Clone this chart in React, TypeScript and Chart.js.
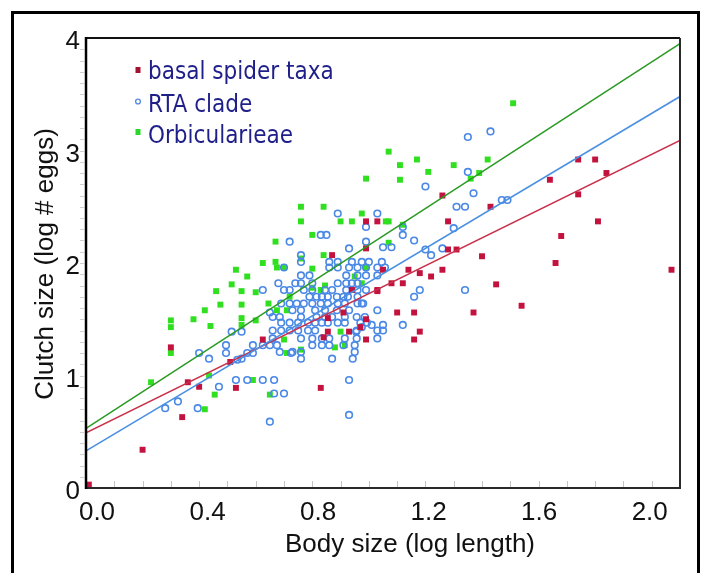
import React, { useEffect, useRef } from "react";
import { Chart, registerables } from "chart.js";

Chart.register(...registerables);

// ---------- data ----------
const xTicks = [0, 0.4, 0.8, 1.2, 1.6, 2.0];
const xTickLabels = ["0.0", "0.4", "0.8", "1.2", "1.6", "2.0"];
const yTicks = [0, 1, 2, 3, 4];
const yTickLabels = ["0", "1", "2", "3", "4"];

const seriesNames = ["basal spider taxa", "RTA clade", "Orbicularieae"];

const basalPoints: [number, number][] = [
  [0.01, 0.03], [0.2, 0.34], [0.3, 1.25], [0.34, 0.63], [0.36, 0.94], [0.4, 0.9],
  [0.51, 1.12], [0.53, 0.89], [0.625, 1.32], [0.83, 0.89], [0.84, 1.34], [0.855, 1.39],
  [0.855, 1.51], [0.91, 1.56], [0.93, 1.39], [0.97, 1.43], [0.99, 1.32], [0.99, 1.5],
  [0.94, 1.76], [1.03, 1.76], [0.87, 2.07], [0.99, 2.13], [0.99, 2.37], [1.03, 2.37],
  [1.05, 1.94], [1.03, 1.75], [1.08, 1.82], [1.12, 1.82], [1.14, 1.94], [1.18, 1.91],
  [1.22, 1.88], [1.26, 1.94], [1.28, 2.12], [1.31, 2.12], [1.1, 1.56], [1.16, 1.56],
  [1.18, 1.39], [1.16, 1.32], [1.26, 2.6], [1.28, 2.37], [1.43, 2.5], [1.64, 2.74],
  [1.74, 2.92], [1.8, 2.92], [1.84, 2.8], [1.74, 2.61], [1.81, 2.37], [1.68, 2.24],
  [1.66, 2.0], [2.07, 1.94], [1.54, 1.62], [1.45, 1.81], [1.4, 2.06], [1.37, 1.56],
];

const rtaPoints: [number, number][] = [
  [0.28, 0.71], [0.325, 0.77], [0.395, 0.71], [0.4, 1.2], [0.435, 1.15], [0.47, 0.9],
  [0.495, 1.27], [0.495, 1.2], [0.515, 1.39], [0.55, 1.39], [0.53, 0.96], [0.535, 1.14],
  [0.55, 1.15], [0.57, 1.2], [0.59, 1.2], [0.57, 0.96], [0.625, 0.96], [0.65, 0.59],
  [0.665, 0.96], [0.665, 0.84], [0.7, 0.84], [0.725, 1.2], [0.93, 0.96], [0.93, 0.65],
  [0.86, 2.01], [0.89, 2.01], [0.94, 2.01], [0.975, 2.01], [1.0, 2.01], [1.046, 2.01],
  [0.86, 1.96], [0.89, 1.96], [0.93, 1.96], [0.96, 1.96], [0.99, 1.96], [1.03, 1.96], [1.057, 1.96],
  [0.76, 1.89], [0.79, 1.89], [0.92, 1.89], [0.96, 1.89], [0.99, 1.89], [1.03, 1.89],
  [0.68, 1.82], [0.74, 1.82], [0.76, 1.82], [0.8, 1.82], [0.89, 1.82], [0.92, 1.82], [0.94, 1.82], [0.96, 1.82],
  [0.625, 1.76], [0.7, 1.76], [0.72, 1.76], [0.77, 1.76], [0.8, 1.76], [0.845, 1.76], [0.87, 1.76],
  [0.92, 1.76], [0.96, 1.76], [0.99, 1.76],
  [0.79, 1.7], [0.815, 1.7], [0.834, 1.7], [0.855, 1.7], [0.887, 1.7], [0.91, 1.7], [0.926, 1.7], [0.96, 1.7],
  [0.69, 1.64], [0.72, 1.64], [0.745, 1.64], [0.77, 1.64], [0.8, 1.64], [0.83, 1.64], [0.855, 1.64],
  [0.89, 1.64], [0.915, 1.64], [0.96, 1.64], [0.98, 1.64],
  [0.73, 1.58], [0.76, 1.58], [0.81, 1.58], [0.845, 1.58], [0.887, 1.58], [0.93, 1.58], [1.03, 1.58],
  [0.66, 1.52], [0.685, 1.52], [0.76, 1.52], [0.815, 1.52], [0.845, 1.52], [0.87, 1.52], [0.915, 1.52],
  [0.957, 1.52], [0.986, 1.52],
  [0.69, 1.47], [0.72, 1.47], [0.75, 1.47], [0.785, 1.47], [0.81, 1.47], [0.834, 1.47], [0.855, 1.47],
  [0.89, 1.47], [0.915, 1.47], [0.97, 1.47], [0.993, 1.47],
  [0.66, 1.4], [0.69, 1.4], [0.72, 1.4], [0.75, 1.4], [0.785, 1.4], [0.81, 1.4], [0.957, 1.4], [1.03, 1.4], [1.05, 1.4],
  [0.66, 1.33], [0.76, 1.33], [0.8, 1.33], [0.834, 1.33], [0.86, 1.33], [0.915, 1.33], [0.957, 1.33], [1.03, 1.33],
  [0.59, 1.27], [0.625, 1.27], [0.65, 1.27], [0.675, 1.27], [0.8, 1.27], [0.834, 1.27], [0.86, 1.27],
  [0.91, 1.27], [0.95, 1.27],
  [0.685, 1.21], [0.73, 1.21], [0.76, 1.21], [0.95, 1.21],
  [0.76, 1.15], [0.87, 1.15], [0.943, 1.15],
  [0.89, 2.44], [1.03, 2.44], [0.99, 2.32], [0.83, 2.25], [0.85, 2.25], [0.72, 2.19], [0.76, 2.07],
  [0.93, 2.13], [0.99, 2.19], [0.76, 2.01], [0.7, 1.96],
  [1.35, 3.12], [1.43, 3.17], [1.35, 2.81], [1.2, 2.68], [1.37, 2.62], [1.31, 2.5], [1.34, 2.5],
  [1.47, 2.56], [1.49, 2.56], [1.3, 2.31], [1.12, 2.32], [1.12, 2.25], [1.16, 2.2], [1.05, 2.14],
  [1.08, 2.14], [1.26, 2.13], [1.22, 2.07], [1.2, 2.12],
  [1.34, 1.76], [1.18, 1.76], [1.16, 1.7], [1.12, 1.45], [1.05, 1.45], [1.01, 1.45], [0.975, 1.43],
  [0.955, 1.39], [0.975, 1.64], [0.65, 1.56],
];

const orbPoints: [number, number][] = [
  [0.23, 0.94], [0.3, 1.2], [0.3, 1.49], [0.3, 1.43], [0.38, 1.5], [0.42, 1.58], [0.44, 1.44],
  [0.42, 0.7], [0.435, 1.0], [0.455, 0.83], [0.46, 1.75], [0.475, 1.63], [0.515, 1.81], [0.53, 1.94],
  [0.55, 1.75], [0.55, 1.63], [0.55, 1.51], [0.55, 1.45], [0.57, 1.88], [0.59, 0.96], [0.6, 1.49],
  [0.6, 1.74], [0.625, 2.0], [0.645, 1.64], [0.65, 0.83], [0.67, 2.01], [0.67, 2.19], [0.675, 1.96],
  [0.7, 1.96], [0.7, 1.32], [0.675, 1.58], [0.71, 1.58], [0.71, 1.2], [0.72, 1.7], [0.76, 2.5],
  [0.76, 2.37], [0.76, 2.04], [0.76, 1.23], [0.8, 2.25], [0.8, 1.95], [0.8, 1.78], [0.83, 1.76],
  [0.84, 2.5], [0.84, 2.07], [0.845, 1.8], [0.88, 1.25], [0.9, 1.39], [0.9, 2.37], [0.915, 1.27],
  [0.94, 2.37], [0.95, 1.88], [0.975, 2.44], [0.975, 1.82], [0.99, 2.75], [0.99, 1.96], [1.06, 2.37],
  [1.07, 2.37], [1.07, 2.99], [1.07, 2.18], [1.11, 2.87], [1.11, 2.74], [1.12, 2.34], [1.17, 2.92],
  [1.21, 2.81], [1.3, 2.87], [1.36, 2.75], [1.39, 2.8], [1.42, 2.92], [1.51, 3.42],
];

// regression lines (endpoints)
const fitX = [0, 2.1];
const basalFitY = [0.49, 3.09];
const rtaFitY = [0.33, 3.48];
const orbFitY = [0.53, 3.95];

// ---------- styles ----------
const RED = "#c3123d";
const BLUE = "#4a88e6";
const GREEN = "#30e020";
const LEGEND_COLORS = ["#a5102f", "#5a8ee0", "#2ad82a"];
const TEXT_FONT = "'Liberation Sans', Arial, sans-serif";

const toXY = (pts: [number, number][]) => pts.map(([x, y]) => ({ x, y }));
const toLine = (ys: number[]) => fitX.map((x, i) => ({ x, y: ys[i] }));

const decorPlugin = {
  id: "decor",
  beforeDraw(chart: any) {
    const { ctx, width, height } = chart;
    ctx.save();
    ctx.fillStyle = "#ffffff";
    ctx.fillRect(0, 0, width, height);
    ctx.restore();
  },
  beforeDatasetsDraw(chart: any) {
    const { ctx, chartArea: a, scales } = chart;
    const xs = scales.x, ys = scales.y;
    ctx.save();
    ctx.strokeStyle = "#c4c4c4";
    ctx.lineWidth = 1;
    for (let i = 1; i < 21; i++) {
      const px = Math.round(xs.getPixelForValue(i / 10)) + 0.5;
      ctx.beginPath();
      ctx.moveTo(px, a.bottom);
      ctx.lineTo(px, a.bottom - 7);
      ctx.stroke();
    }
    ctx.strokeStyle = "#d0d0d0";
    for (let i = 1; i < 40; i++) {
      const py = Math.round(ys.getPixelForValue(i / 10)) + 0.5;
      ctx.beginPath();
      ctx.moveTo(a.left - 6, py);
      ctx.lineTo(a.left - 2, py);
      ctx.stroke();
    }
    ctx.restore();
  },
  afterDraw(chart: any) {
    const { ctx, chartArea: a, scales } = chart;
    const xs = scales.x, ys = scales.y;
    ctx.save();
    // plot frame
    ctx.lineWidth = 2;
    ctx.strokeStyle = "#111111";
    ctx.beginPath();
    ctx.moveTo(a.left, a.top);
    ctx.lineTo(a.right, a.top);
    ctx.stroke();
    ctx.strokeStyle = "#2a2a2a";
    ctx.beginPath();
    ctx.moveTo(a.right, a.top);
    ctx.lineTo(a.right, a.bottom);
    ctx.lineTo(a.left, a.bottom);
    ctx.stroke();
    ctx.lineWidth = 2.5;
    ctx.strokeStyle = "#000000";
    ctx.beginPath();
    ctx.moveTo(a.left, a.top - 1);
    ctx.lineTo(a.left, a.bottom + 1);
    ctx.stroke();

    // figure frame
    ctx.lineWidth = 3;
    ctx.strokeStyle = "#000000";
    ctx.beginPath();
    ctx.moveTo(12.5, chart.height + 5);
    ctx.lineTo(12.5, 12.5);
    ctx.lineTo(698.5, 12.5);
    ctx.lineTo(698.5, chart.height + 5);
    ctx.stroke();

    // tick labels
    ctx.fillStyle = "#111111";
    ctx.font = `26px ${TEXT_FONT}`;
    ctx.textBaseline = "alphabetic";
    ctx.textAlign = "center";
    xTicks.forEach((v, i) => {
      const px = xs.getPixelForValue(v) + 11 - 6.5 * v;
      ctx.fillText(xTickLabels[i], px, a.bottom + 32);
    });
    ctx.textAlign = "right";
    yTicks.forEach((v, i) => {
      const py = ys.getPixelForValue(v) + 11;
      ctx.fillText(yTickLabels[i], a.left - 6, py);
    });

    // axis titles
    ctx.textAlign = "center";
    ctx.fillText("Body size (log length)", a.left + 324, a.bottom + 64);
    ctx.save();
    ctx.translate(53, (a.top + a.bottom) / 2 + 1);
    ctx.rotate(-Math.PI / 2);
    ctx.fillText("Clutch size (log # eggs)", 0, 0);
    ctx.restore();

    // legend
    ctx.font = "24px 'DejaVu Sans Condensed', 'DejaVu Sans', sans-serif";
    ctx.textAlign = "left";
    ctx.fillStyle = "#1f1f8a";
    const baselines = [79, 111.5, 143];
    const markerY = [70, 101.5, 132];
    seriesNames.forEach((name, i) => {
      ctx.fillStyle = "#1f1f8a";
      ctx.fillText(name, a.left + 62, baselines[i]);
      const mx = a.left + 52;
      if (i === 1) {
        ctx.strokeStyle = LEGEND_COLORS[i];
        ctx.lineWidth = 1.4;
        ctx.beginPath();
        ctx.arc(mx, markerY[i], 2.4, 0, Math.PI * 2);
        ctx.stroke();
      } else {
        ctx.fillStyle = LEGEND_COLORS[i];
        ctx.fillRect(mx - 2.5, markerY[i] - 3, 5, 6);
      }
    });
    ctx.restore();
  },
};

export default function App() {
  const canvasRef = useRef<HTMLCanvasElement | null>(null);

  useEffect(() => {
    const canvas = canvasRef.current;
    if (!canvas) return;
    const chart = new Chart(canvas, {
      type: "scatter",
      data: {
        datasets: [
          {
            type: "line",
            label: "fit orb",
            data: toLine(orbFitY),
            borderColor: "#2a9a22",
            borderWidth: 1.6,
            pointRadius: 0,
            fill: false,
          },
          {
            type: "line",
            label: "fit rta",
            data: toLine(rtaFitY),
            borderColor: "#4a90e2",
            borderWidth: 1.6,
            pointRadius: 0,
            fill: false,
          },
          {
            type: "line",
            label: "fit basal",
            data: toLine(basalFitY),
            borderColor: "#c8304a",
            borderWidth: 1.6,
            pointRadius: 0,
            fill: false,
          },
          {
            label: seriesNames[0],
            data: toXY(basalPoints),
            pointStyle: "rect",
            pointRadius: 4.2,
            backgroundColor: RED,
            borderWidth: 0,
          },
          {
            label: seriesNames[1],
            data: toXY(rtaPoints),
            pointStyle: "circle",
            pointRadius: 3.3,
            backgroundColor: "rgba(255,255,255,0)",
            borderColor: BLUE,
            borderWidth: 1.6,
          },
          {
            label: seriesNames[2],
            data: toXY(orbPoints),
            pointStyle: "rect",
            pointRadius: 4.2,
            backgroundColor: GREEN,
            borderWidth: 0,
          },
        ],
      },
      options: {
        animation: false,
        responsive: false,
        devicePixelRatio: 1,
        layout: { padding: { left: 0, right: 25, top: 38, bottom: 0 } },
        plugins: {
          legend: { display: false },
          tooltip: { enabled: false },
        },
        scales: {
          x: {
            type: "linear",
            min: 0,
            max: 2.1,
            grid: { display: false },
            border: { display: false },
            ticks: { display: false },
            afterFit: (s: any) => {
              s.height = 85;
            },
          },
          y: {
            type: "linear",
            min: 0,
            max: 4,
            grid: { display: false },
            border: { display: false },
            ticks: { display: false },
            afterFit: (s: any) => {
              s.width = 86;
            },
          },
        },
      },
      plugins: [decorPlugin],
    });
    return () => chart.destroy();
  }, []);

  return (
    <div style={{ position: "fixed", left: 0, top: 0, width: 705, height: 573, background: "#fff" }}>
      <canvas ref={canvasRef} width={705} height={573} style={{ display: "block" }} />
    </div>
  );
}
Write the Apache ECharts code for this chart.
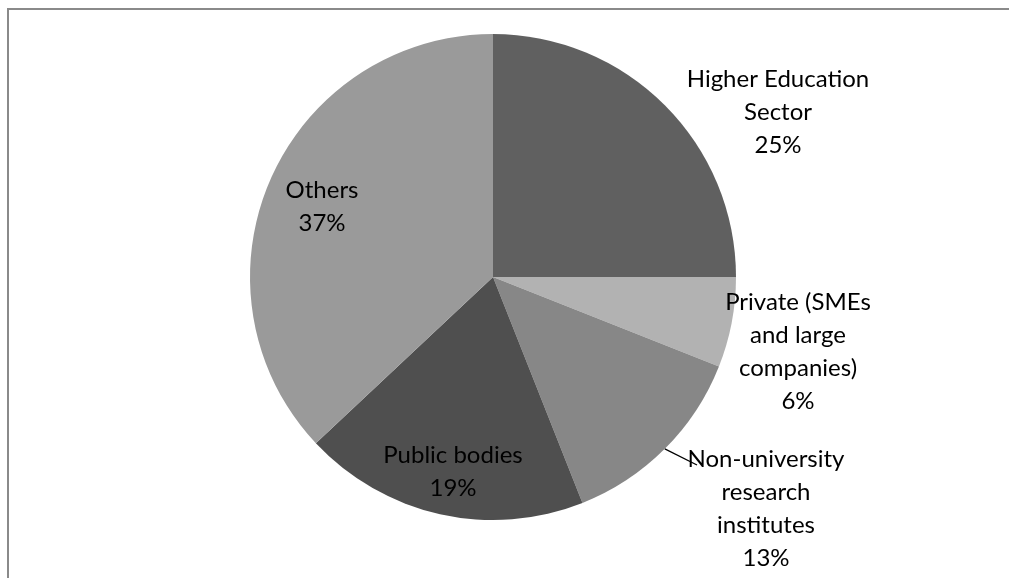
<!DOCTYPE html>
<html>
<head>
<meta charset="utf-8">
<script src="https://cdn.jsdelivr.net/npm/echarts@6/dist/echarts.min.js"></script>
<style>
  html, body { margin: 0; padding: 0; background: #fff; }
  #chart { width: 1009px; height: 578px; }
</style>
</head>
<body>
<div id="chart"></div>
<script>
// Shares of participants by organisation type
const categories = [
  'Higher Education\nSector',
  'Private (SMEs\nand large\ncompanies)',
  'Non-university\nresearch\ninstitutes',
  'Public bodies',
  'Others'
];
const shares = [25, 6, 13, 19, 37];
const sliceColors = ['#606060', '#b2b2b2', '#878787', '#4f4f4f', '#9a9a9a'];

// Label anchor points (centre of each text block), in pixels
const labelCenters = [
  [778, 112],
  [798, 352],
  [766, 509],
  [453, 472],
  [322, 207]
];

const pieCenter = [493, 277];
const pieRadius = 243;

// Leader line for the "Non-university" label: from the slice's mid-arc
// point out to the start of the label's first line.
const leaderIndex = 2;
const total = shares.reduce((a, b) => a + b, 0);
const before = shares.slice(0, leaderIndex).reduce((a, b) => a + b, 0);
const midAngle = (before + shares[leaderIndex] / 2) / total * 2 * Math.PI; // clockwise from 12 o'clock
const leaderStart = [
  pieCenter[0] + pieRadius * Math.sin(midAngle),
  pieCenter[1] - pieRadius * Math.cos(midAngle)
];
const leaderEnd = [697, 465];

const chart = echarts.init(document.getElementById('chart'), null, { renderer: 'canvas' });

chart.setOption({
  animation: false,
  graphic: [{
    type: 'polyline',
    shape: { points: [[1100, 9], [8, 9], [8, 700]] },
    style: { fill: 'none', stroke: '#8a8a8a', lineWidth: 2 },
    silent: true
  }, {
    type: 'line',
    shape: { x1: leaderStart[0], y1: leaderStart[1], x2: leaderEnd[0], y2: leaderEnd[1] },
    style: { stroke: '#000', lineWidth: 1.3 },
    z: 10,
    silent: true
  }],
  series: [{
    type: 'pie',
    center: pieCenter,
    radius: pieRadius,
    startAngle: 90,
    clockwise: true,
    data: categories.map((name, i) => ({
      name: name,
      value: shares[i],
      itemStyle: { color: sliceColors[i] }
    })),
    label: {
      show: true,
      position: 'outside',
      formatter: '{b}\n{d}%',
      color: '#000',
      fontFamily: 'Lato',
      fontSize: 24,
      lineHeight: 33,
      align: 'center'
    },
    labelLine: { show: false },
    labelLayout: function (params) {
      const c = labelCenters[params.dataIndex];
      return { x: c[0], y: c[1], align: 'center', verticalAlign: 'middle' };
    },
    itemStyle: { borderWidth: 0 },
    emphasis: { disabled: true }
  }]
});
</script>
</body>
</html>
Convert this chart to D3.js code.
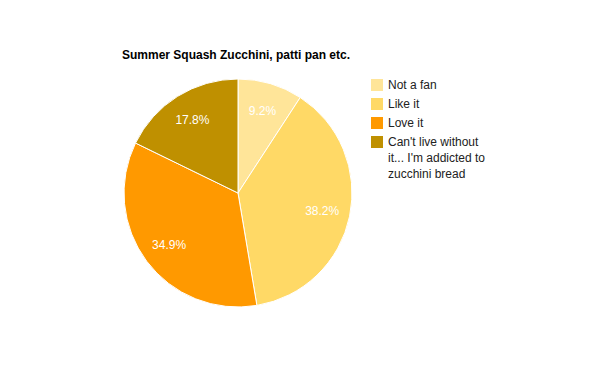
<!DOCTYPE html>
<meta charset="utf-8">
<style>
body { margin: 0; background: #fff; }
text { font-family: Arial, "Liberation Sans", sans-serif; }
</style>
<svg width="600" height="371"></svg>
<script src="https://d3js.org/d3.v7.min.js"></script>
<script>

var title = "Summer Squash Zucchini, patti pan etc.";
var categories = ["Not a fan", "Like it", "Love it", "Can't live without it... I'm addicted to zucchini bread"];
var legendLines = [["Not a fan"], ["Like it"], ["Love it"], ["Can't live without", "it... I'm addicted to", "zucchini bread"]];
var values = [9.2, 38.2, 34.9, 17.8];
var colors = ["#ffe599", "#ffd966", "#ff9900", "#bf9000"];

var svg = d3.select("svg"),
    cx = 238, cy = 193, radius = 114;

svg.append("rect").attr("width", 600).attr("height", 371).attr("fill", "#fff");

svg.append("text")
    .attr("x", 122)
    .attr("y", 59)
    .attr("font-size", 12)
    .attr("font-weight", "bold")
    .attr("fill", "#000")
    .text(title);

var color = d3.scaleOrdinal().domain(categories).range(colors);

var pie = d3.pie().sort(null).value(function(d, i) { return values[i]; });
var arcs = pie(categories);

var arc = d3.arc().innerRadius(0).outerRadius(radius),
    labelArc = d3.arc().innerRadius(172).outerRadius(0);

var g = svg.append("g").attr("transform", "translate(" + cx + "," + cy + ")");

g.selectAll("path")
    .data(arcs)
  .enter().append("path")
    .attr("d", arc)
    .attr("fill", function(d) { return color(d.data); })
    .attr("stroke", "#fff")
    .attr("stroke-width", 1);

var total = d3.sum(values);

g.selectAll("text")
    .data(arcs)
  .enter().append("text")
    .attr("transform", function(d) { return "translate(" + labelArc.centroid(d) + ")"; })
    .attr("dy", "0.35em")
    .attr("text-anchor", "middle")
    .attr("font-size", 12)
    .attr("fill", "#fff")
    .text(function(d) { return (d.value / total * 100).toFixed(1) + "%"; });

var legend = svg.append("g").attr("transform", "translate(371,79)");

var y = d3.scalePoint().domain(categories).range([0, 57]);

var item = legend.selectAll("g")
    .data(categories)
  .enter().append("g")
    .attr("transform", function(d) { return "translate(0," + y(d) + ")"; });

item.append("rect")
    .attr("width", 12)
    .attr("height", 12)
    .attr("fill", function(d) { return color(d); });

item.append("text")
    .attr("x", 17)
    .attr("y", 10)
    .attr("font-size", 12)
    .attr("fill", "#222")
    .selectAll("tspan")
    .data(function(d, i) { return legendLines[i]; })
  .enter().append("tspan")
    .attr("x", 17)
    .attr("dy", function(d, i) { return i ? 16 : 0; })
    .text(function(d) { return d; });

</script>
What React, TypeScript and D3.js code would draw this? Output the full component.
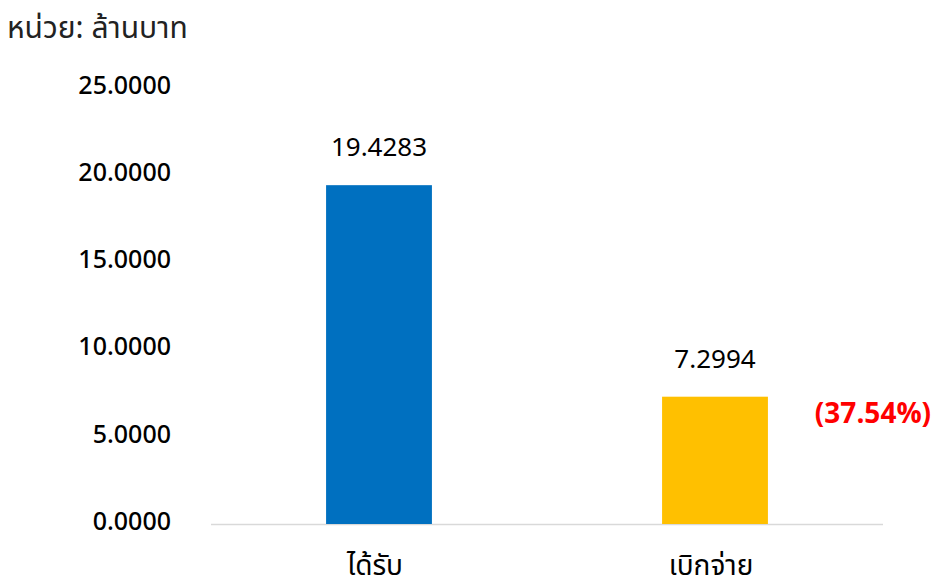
***
What to produce:
Everything from the first line of the entries through the line that contains "Chart.register(...registerables);" is to be reproduced exactly, except the pictures.

Task solution:
Clone this chart in React, TypeScript and Chart.js.
import React, { useEffect, useRef } from "react";
import { Chart, registerables } from "chart.js";

Chart.register(...registerables);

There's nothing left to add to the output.